Foxconn, HCL Group partner to set up semiconductor packaging and testing unit
[Source photo: Chetan Jha/Press Insider]

Taiwanese contract manufacturer Foxconn has tied up with HCL Group to start a semiconductor packaging and testing joint venture in India.

Foxconn Hon Hai Technology India Mega Development Pvt. Ltd, a subsidiary of Foxconn Group, will invest $37.2 million for a 40% stake in the joint venture, a regulatory filing with the Taiwanese and the London stock exchanges said.

“The investing entity will be changed from Big Innovation Holdings Ltd to Foxconn Hon Hai Technology India Mega Development Pvt. Ltd.
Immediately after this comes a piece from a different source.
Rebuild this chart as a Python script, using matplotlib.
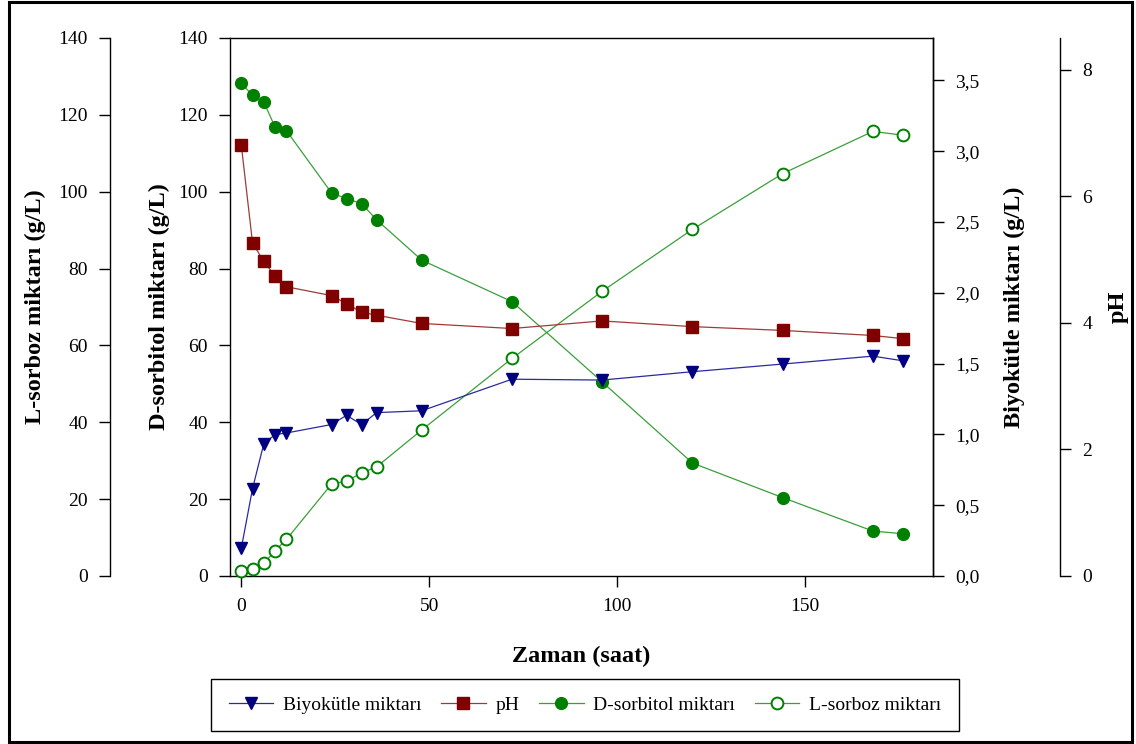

The investment amount will also be revised to $37.2 million (from $29.4 million earlier),” the statement said, while adding that the deal is a “non-binding MoU (memorandum of understanding)”.

HCL Group did not respond to an emailed query on the deal.

Foxconn’s outsourced semiconductor assembly and test, or OSAT, agreement with HCL Group comes after it had called off a $19.5 billion semiconductor joint venture with Vedanta Ltd in July.

In November, HCL Group said it is closing in on a deal to set up semiconductor packaging and testing facility in Karnataka, with the state government offering land near the airport in Bengaluru and in Mysuru, The Times of India reported.

India had announced a $10 billion semiconductor incentive program in December 2021 under which both the central and state governments offer subsidies, covering about 75% of the capital expenditure incurred by firms in setting up chip facilities.

In December, minister of state for electronics and information technology Rajeev Chandrasekhar told Parliament that Foxconn had submitted an application to set up a semiconductor fabrication unit under the “modified scheme for setting up semiconductor fabs in India”.